現在は群雄割拠のSUV戦国時代だ。しかし20年ほど時を戻すと、5ナンバーコンパクトカーの熾烈な戦いがあった。今回は各メーカーがコンパクトカーに最も力を入れていた2004年頃を振り返り、今でも乗りたい1台を探していきたい。
文/佐々木 亘、写真/ベストカーWeb編集部
今やヤリスの独り勝ち!! でもでも20年前はコンパクトカー激アツだった!! 今こそ中古でどうよ!?
■全長4m以下!ミニマム系コンパクトが熱い!
フルモデルチェンジしたスイフト、あまりにも未来すぎる
今やアクアもノートもMAZDA2(旧デミオ)も、全長4mを越える車種となった。

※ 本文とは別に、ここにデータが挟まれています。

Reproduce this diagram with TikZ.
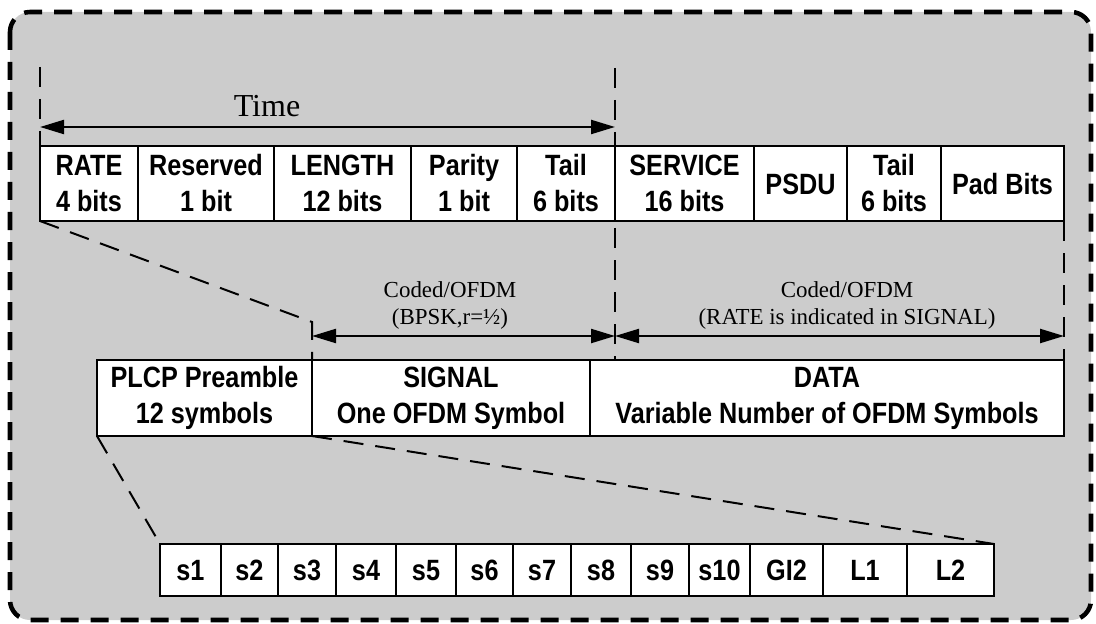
\documentclass[tikz,border=0pt]{standalone}
\usepackage{fontspec}
\setmainfont{Liberation Serif}
\newfontfamily\hb{Liberation Sans}[FakeStretch=0.86]
\usetikzlibrary{arrows.meta}
\definecolor{bgray}{RGB}{204,204,204}
\tikzset{
  cell/.style={draw, fill=white, line width=1.8pt, inner sep=0pt, outer sep=0pt,
    font=\hb\bfseries\fontsize{22}{27}\selectfont, align=center},
  sym/.style={text height=15.8pt, text depth=0pt},
  border/.style={draw, fill=bgray, line width=3.4pt, dash pattern=on 13.5pt off 9pt, rounded corners=15pt},
  guide/.style={line width=1.5pt, dash pattern=on 15pt off 9pt},
  dim/.style={line width=1.7pt, {Triangle[length=18pt,width=10.5pt]}-{Triangle[length=18pt,width=10.5pt]}},
  serif/.style={font=\fontsize{17.2}{20.5}\selectfont, align=center, inner sep=0pt},
}
\newcommand\cell[7][]{\node[cell, #1, minimum width={(#4-#3)*0.75pt}, minimum height={(#6-#5)*0.75pt}] (#2) at ({(#3+#4)/2},{(#5+#6)/2}) {#7};}
\begin{document}
\begin{tikzpicture}[x=0.75pt,y=-0.75pt]
\useasboundingbox (0,0) rectangle (1096,624);
\draw[border] (10,12) rectangle (1091,620);

% top row
\cell{rate}{40}{138}{146}{221}{RATE\\4 bits}
\cell{resv}{138}{274}{146}{221}{Reserved\\1 bit}
\cell{len}{274}{411}{146}{221}{LENGTH\\12 bits}
\cell{par}{411}{517}{146}{221}{Parity\\1 bit}
\cell{tail1}{517}{615}{146}{221}{Tail\\6 bits}
\cell{serv}{615}{754}{146}{221}{SERVICE\\16 bits}
\cell[sym]{psdu}{754}{847}{146}{221}{PSDU}
\cell{tail2}{847}{941}{146}{221}{Tail\\6 bits}
\cell[sym]{pad}{941}{1064}{146}{221}{Pad Bits}

% middle row
\cell{plcp}{97}{312}{360}{436}{PLCP Preamble\\12 symbols}
\cell{signal}{312}{590}{360}{436}{SIGNAL\\One OFDM Symbol}
\cell{data}{590}{1064}{360}{436}{DATA\\Variable Number of OFDM Symbols}

% bottom row
\cell[sym]{s1}{160}{221}{544}{596}{s1}
\cell[sym]{s2}{221}{278}{544}{596}{s2}
\cell[sym]{s3}{278}{336}{544}{596}{s3}
\cell[sym]{s4}{336}{396}{544}{596}{s4}
\cell[sym]{s5}{396}{456}{544}{596}{s5}
\cell[sym]{s6}{456}{513}{544}{596}{s6}
\cell[sym]{s7}{513}{571}{544}{596}{s7}
\cell[sym]{s8}{571}{631}{544}{596}{s8}
\cell[sym]{s9}{631}{689}{544}{596}{s9}
\cell[sym]{s10}{689}{750}{544}{596}{s10}
\cell[sym]{gi2}{750}{823}{544}{596}{GI2}
\cell[sym]{l1}{823}{907}{544}{596}{L1}
\cell[sym]{l2}{907}{994}{544}{596}{L2}

% guide coordinates
\coordinate (g1) at (40,67);
\coordinate (g2) at (615,68);
\coordinate (g3) at (615,360);
\coordinate (g4) at (312,322);
\coordinate (t1) at (40,127);
\coordinate (t2) at (615,127);
\coordinate (a1) at (312,336);
\coordinate (a2) at (615,336);
\coordinate (a3) at (1064,336);

% dashed guides
\draw[guide] (g1) -- (rate.north west);
\draw[guide] (g2) -- (g3);
\draw[guide] (rate.south west) -- (g4) -- (signal.north west);
\draw[guide] (pad.south east) -- (data.north east);
\draw[guide] (plcp.south west) -- (s1.north west);
\draw[guide] (signal.south west) -- (l2.north east);

% dimension arrows
\draw[dim] (t1) -- (t2);
\draw[dim] (a1) -- (a2);
\draw[dim] (a2) -- (a3);

% labels
\node[font=\fontsize{24}{28}\selectfont, anchor=base, inner sep=0pt] (time) at (267,117) {Time};
\node[serif] (lab1) at (450,305.5) {Coded/OFDM\\(BPSK,r=½)};
\node[serif] (lab2) at (847,305.5) {Coded/OFDM\\(RATE is indicated in SIGNAL)};
\end{tikzpicture}
\end{document}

コンパクトカーの肥大化は、今後もますます進んでいきそうだ。
しかし、時間を20年ほど巻き戻すと、全長4m以下に収まるクルマが驚くほど多い。当時の自動車メーカーが、最も力を入れていたカテゴリーの一つに挙げられる。
ヴィッツ・マーチ・フィットを筆頭に、デミオ・スイフト・コルトが追う展開。トヨタはさらに小さなパッソを導入し、SUVの雰囲気漂うイストを登場させている。
日産はマーチの上にノートを用意。マツダはプレミアムコンパクトを意識したベリーサを展開していた。
10台もの名作コンパクトがひしめく中で、今でも乗りたくなるのはスイフト(ZC型)だ。2004年デビューの2代目スイフトは、現行型まで引き継がれる走りのコンパクトカーを体現した元祖でもある。
スイスポのMTもいいが、1.3LのMTモデルがとても楽しい。今なら支払総額40万円以下で、意のままに動くスイフトが手に入ってしまう。
販売台数ではフィットやヴィッツに劣るものの、その実力はライバルと比べても頭一つ抜けている。
■ファミリーユースもOKなBOX系コンパクトもブームに
ミニバンの人気が優勢だった当時は、コンパクトカーにもミニバンテイストを入れるのが流行した。室内スペースを大きく作り、居住性や実用性を大きく引き上げている。
現在大人気のシエンタの始祖となるファンカーゴ、さらにはフリードの原型となるモビリオなど、魅力的なクルマが並ぶ。
一方で、個性派も充実しているのが、当時のこのカテゴリー。片側に大型スライドドアを持つポルテ、ユニバーサルデザインのラウム。
四角いクルマの代名詞とも言えるキューブやbBもこの時代のクルマだ。新時代を先取りしたWiLL CYPHAもいた。
実力派ぞろいのBOX系コンパクトでは、ラウム(NCZ型)の存在が今も輝く。立体駐車場に入る全高1,545mmを保ちながら、ミニバンとステーションワゴンのいいとこ取りをしているクルマだ。
席側はBピラーの無いパノラマオープンドアを採用し、運転席側後席にもスライドドアを用意した。シフトはインパネに備えられ前後席間のウォークスルーもできる。
これだけ実現しようと思うと、今はミドルサイズミニバンを選ぶしかないのだが、コンパクトカーに力の入っていた当時は、ラウムのような選択肢があった。こちらも支払総額40万円以下で乗れる、時代を越えた良いクルマだ。
■やっぱり日本にはコンパクトカーが良くないか?
Willブランドとして発売されたWiLL CYPHA。そのあまりにも個性的な外観が受け入れられるのは後何年後になるのだろうか
道路事情は少しずつ改善されているとはいえ、まだまだ細い道の多い日本。加えて、駐車場が狭いという問題は、いつまでたっても改善されない。しかしクルマのサイズは大きくなるばかりで、コンパクトの選択肢も減ってきた。
小さなクルマを名乗っても、全幅が1,700mmを越えるものも多くなり、ショッピングモールなどでは、クルマへの乗り降りも一苦労となるだろう。
今こそ、20年前のような、活気あるコンパクトカー市場が戻ってきてほしい。やっぱり5ナンバーサイズというのは、日本で一番便利なサイズだと思う。
日本だからこそできるクルマづくりの目指す先は、コンパクトカーづくりから見えるのではないだろうか。